We also know that if 2 angles of a triangle are equal, then the pair of sides opposite to these angles will also be equal, that means if A = B, then a = b. Therefore, triangle ABC is an isosceles triangle.
Hence, from both the above conclusions, we can say that triangle ABC is either a right-angled triangle or an isosceles triangle. Therefore, option C is the correct answer.
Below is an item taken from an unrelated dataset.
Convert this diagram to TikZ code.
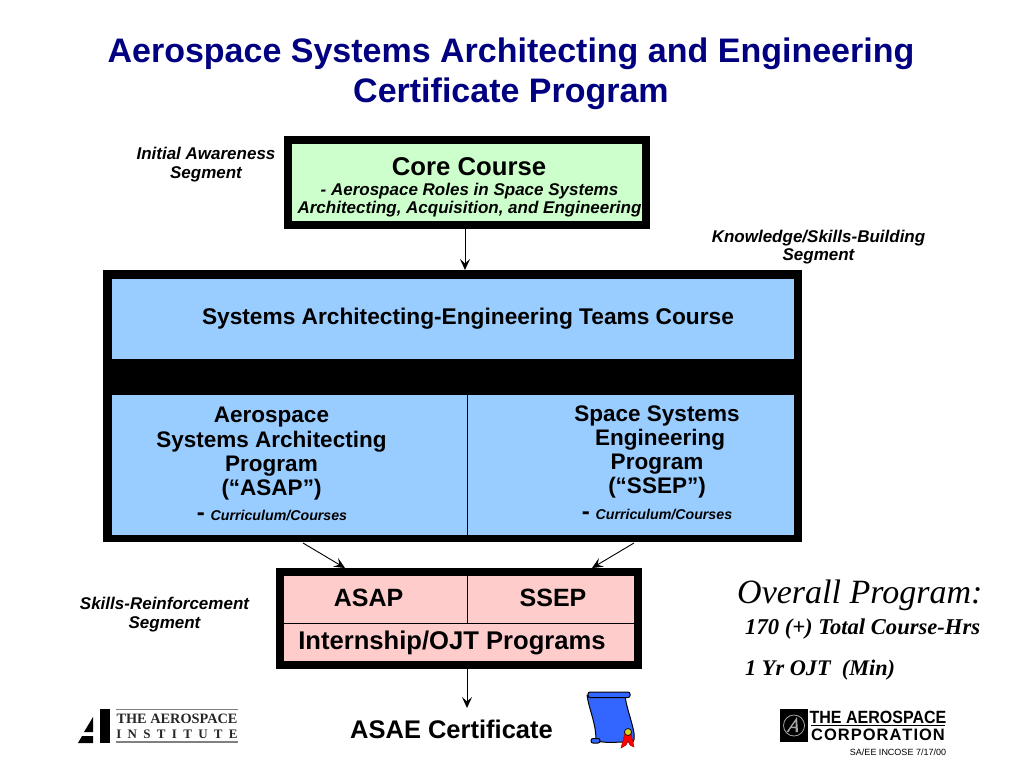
\documentclass[tikz,border=0pt]{standalone}
\usepackage{fontspec}
\setmainfont{Liberation Sans}
\newfontfamily\serifface{Liberation Serif}
\usetikzlibrary{arrows.meta}
\definecolor{titleblue}{RGB}{0,0,128}
\definecolor{coregreen}{RGB}{204,255,204}
\definecolor{cellblue}{RGB}{153,204,255}
\definecolor{cellpink}{RGB}{255,204,204}
\definecolor{scrollblue}{RGB}{51,102,255}
\newcommand{\fs}[1]{\fontsize{#1}{\dimexpr#1pt*6/5\relax}\selectfont}
\tikzset{
	heavybox/.style={draw=black,line width=8pt,inner sep=0pt},
	cell/.style={draw=black,line width=.8pt,inner sep=0pt},
	arrowline/.style={draw=black,line width=.9pt,-{Stealth[length=11pt,width=10pt,inset=4.5pt]}},
	sidelabel/.style={align=center,inner sep=0pt,font=\bfseries\itshape\fs{17}},
	celltext/.style={align=center,inner sep=0pt,font=\bfseries\fs{22.5}}
}
\begin{document}
\begin{tikzpicture}[x=1pt,y=-1pt]
	\useasboundingbox (0,0) rectangle (1024,768);
	% title
	\node[align=center,inner sep=0pt,text=titleblue,font=\bfseries\fs{34}] (title) at (511,73.5) {Aerospace Systems Architecting and Engineering\\[-.8pt]Certificate Program};
	% boxes
	\node[heavybox,fill=coregreen,minimum width=358pt,minimum height=85pt] (core) at (467,182.5) {};
	\node[heavybox,fill=black,minimum width=691pt,minimum height=264pt] (program) at (452.5,406) {};
	\node[cell,fill=cellblue,minimum width=683pt,minimum height=81pt] (teams) at (452.5,318.5) {};
	\node[cell,fill=cellblue,minimum width=356pt,minimum height=141pt] (asapcell) at (289,464.5) {};
	\node[cell,fill=cellblue,minimum width=327pt,minimum height=141pt] (ssepcell) at (630.5,464.5) {};
	\node[heavybox,fill=cellpink,minimum width=358pt,minimum height=93pt] (practice) at (459,618.5) {};
	\node[cell,draw=none,minimum width=183pt,minimum height=47pt] (asapojt) at (375.5,599.5) {};
	\node[cell,draw=none,minimum width=167pt,minimum height=47pt] (ssepojt) at (550.5,599.5) {};
	\draw[line width=1pt] (asapojt.north east) -- (asapojt.south east);
	\draw[line width=1pt] (asapojt.south west) -- (ssepojt.south east);
	% box texts
	\node[inner sep=0pt,font=\bfseries\fs{25.7}] (coretext) at (469,167) {Core Course};
	\node[align=center,inner sep=0pt,font=\bfseries\itshape\fs{17}] (coresub) at (469.5,200) {- Aerospace Roles in Space Systems\\[-2.4pt]Architecting, Acquisition, and Engineering};
	\node[inner sep=0pt,font=\bfseries\fs{22.7}] (teamstext) at (468,319) {Systems Architecting-Engineering Teams Course};
	\node[celltext] (asaptext) at (271.5,454) {Aerospace\\[-2.7pt]Systems Architecting\\[-2.7pt]Program\\[-2.7pt](“ASAP”)};
	\node[celltext] (sseptext) at (657,452) {Space Systems\\[-2.7pt]\hspace*{6pt}Engineering\\[-2.7pt]Program\\[-2.7pt](“SSEP”)};
	\node[inner sep=0pt] (asapcourses) at (272,515) {{\bfseries\fs{24}-}\hspace{3pt} {\bfseries\itshape\fs{14.2}Curriculum/Courses}};
	\node[inner sep=0pt] (ssepcourses) at (657,514) {{\bfseries\fs{24}-}\hspace{3pt} {\bfseries\itshape\fs{14.2}Curriculum/Courses}};
	\node[inner sep=0pt,font=\bfseries\fs{25}] (asapname) at (368.5,598) {ASAP};
	\node[inner sep=0pt,font=\bfseries\fs{25}] (ssepname) at (553,598) {SSEP};
	\node[inner sep=0pt,font=\bfseries\fs{25.6}] (ojttext) at (452,642.5) {Internship/OJT Programs};
	% side labels
	\node[sidelabel] (initial) at (206,164.5) {Initial Awareness\\[-2pt]Segment};
	\node[sidelabel] (building) at (818.5,247) {Knowledge/Skills-Building\\[-2pt]Segment};
	\node[sidelabel] (reinforce) at (164.5,614.5) {Skills-Reinforcement\\[-2pt]Segment};
	% overall
	\node[anchor=west,inner sep=0pt,font=\serifface\itshape\fs{34}] (overall) at (737,595) {Overall Program:};
	\node[anchor=west,inner sep=0pt,font=\serifface\bfseries\itshape\fs{22.6}] (hours) at (745,629) {170 (+) Total Course-Hrs};
	\node[anchor=west,inner sep=0pt,font=\serifface\bfseries\itshape\fs{22.3}] (ojtmin) at (745,670) {1 Yr OJT\ \ (Min)};
	% certificate
	\node[inner sep=0pt,font=\bfseries\fs{25.5}] (certificate) at (451.5,729) {ASAE Certificate};
	% arrows
	\coordinate (asaphead) at (345,568);
	\coordinate (asaptail) at (303,543);
	\coordinate (ssephead) at (592,568);
	\coordinate (sseptail) at (634,543);
	\coordinate (certhead) at (467,708);
	\draw[arrowline] ([xshift=-2pt]core.south) -- ([xshift=12.5pt]program.north);
	\draw[arrowline] (asaptail) -- (asaphead);
	\draw[arrowline] (sseptail) -- (ssephead);
	\draw[arrowline] ([xshift=8pt]practice.south) -- (certhead);
	% scroll
	\draw[fill=scrollblue,line width=1pt,line join=round] (587,695) .. controls (589,710) and (596,722) .. (596,741) .. controls (610,744) and (624,741) .. (633,742) .. controls (638,736) and (627,712) .. (625,696) -- cycle;
	\draw[fill=scrollblue,line width=1pt,rounded corners=2pt] (588,692) rectangle (630,697.5);
	\draw[fill=scrollblue,line width=1pt,rounded corners=2pt] (591,738.5) rectangle (600,743);
	\draw[fill=red,draw=red!70!black,line width=.5pt] (625,733) -- (621,748) -- (626,745) -- (628,741) -- (630,745) -- (634,747) -- (631,733) -- cycle;
	\draw[fill=yellow!85!black,line width=.7pt] (628,732) circle (3.5);
	% institute logo
	\fill[black] (100,709) rectangle (110,743);
	\fill[black] (93,717) -- (93,732) -- (84,732) -- cycle;
	\fill[black] (82,736) -- (93,736) -- (93,743) -- (78,743) -- cycle;
	\draw[gray,line width=1.2pt] (116,709.5) -- (238,709.5);
	\draw[gray,line width=1.2pt] (116,742) -- (238,742);
	\node[inner sep=0pt,font=\serifface\bfseries\fs{14.3},text=black!85] (instname) at (177,719) {THE AEROSPACE};
	\node[inner sep=0pt,font=\serifface\bfseries\fs{13},text=black!85] (instword) at (177,734) {I\hspace{6.3pt}N\hspace{6.3pt}S\hspace{6.3pt}T\hspace{6.3pt}I\hspace{6.3pt}T\hspace{6.3pt}U\hspace{6.3pt}T\hspace{6.3pt}E};
	% corporation logo
	\fill[black] (780,709) rectangle (808,742);
	\draw[gray!70,line width=.8pt] (794,725.5) circle (10.5);
	\fill[gray!70] (797,717) -- (798,732) -- (795.5,732) -- (795.5,728) -- (791,728) -- (788.5,732) -- (786.5,732) -- cycle;
	\fill[black] (795.5,722) -- (795.5,726.5) -- (792,726.5) -- cycle;
	\node[inner sep=0pt,font=\bfseries\fs{17.7},transform shape,xscale=.905] (corpname) at (878,717.5) {THE AEROSPACE};
	\draw[line width=1.5pt] (811,725.5) -- (945,725.5);
	\node[inner sep=0pt,font=\bfseries\fs{16.5}] (corpword) at (878,735) {C\hspace{1pt}O\hspace{1pt}R\hspace{1pt}P\hspace{1pt}O\hspace{1pt}R\hspace{1pt}A\hspace{1pt}T\hspace{1pt}I\hspace{1pt}O\hspace{1pt}N};
	\node[inner sep=0pt,font=\fs{9}] (stamp) at (898,752) {SA/EE INCOSE 7/17/00};
\end{tikzpicture}
\end{document}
Note: While solving this question, the possible mistakes we can make is while choosing the correct option. We might choose option D, which is a single case of both the possible type of triangles. Also, we need to remember that $2\sin \theta \cos \theta =\sin 2\theta$ and $\sin x-\sin y=2\cos \left( \dfrac{x+y}{2} \right)\sin \left( \dfrac{x-y}{2} \right)$.